Quando incontrai la Regina Elisabetta vestita di azzurrino…

La scomparsa della più longeva sovrana d’Europa, regina del Regno Unito e Irlanda del Nord, che a 26 anni saliva sul trono di un impero in liquidazione e per 70 anni ha attraversato trasformazioni, sociali ed economiche, ha scosso il mondo.

Abbandonare questo mondo a 96 anni dovrebbe essere più che normale. Figuratevi perciò l’effetto che può fare su un suo coetaneo come il sottoscritto che per di più ebbe l’occasione di avvicinarla a Roma nel 1980. Era la sua prima visita da regina nel Paese di cui era particolarmente attratta e in quella occasione ebbe incontri ufficiali con Sandro Pertini e Giovanni Paolo IIº.

L’evento durò due giorni più del previsto e l’ambasciata britannica pensò di organizzare al Grand Hotel di Roma un ristretto meeting della sovrana con giornalisti italiani che si occupavano di politica estera.

Mezz’ora prima un addetto dell’ambasciata s’incaricò di ricordarci che l’approccio a Sua Maestà era soggetto a un preciso protocollo secondo il quale non le si potevano fare interviste, né chiedere giudizi di qualsiasi genere e che si doveva dare per scontato che la regina fosse al corrente di tutto. Il che rese a ciascuno di noi più che problematico un qualsiasi approccio. Cioè, non potevamo nemmeno chiederle “Vs Grazia ha visto che bella giornata?”

Nessuno quindi osava avvicinarla, tanto che il Principe Consorte Filippo venne a incoraggiarci di farlo nell’imbarazzo generale. Nessuno osava inventarsi qualcosa, finché un perfido collega indicò me come “uno che parla meglio l’inglese”. Un tiro mancino che mi terrorizzò su come attaccare discorso senza violare il rigore dell’etichetta.

Naturalmente mi ero preparato su di lei, sapevo ad esemopio che era stata battezzata il 29 maggio 1926 a Buckingham Palace con acqua fatta venire appositamente dalla Palestina e che da giovane la chiamavano col soprannome “Lilibeth”.

Fui quindi assalito da una paralizzante serie di dubbi, mi venne perfino in mente di presentarmi come suo coetaneo ma figuratevi la figuraccia di notificarle una circostanza così irrilevante.
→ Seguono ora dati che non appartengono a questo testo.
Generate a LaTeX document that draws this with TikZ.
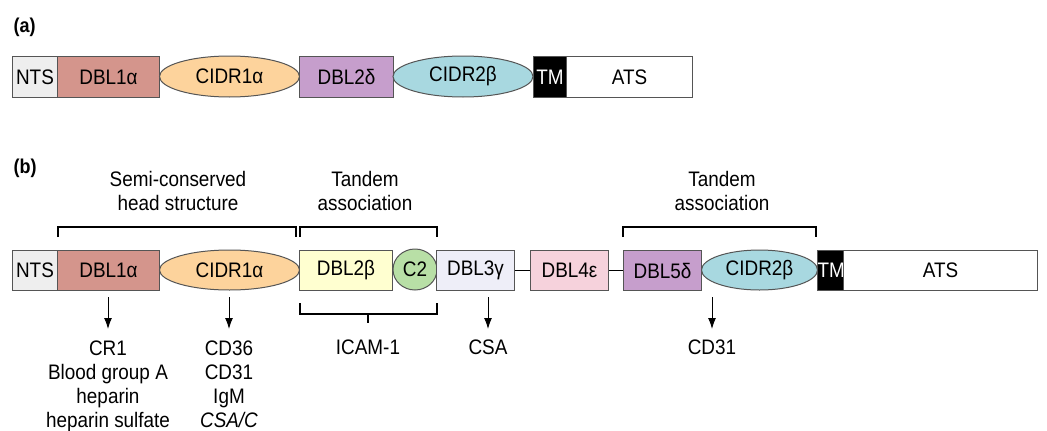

Poi mi parve piuttosto originale attaccare bottone sul fatto che lei era nata il 21 aprile, storica data coincidente con la nascita di Roma. Essendo però scontato che Sua Maestà sapesse tutto, era offensivo ricordaglielo.

Insomma non avevo alcuna idiozia a portata di mano. Così quando il principe Filippo, che come da protocollo era sempre un passo indietro della Consorte, mi fece un segno di incoraggiamento, decisi di ricorrere alle risorse della retorica e credetti di potermi salvare rivolgendomi alla Regina con un “Rome may be pride to celebrate a common birthday with you” (Roma può essere orgogliosa di celebrare con lei un compleanno in comune).

Sua Maestà rispose con un benevolo sorriso, ma ancora oggi mi chiedo se commisi una gaffe stellare nell’allineare gli anni di Roma a quella di un’ospite di tale riguardo.